I tried to engage my ‘chauffer’ and friend Bill with some of these questions, but I couldn’t get very far.  When he asked me if I had a wife and/or children, he didn’t understand what I was saying about being a priest.  I used a  translator app to try to explain it, and he seemed to lump me in with the Buddhist monks, which I guess makes sense. He put his hands together and bowed to indicate that I must be like them. What followed was a pretty hilarious conversation in which I attempted to ask him what he believed in, where we go when we die, etc..  His English is not great (he kept telling me that my English was excellent), and suddenly we were talking about fast cars, how much he would like to visit America, and girls—all somehow in answer to my burning questions about life and death.  I wish I could have had a real conversation with him about such things, but I guess that will have to wait until artificial intelligence machines allow us to have instant and simultaneous translations, which may be just a couple of years down the road.

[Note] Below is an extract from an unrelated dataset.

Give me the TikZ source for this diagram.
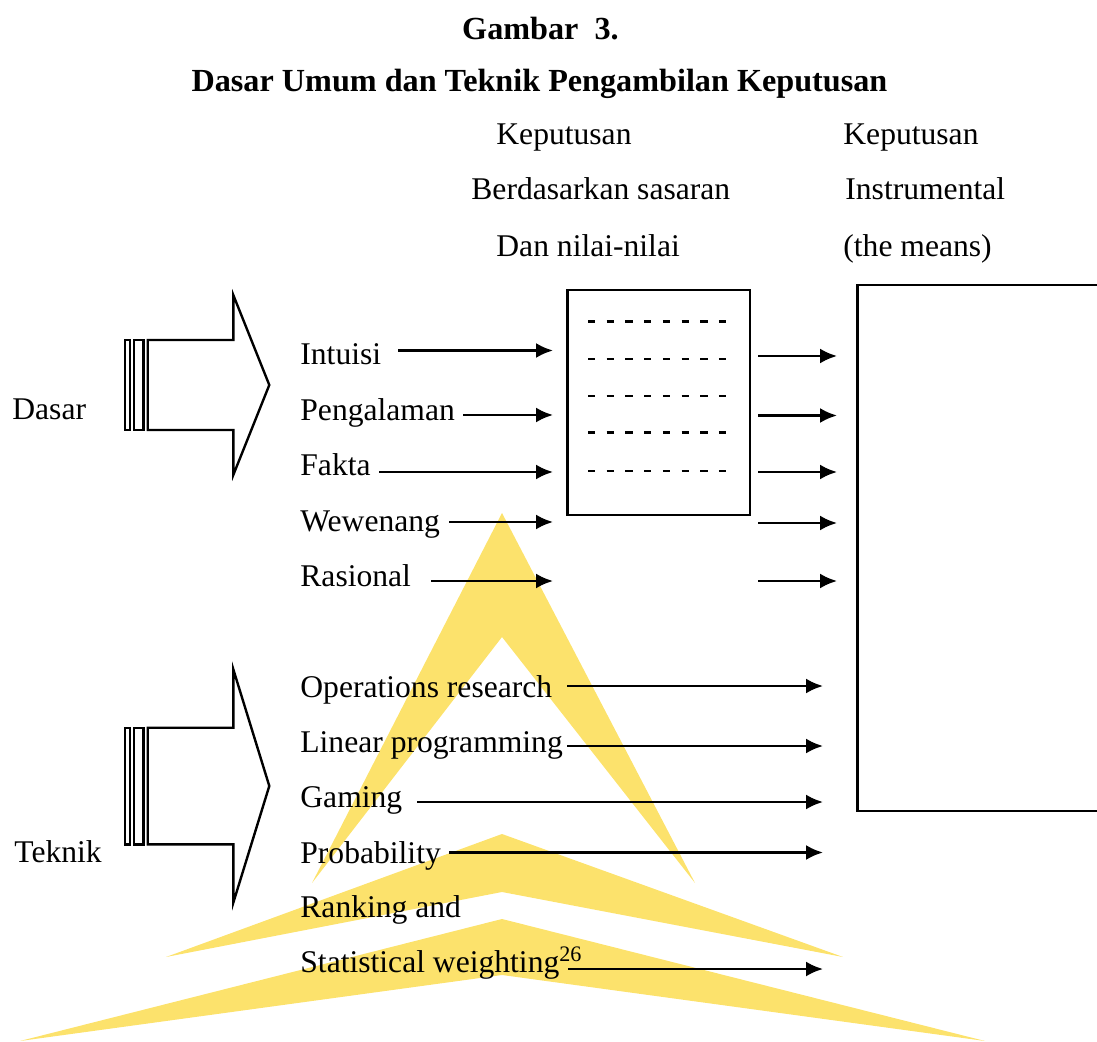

But in some ways I think that a lot of young people in our nation are on the same page as their Chinese peers.  Many like to think that America is a Christian nation, but I wonder where that is all heading.  The Catholic Church in America surely has more vitality than in China, but I have observed my own students (the majority of them from Catholic families) who do not see the institution of the Church as relevant to their lives.  Do they follow a Christian moral framework?  Probably, and it often boils down to the golden rule.  But I do not think that many of them really buy the divinity of Jesus, nor have they any experience of a relationship with him.

For a believer, it doesn’t matter so much these days what others believe. The missionaries of old are over.  To each his own.  What a difference from the world of Matteo Ricci and Francis Xavier, who were on fire with the deep conviction that the world needed a savior---and not one under glass.

Tianamen Square from the Mausoleum.  The world's largest plaza.

Tianamen Square from the Mausoleum.  The world's largest plaza.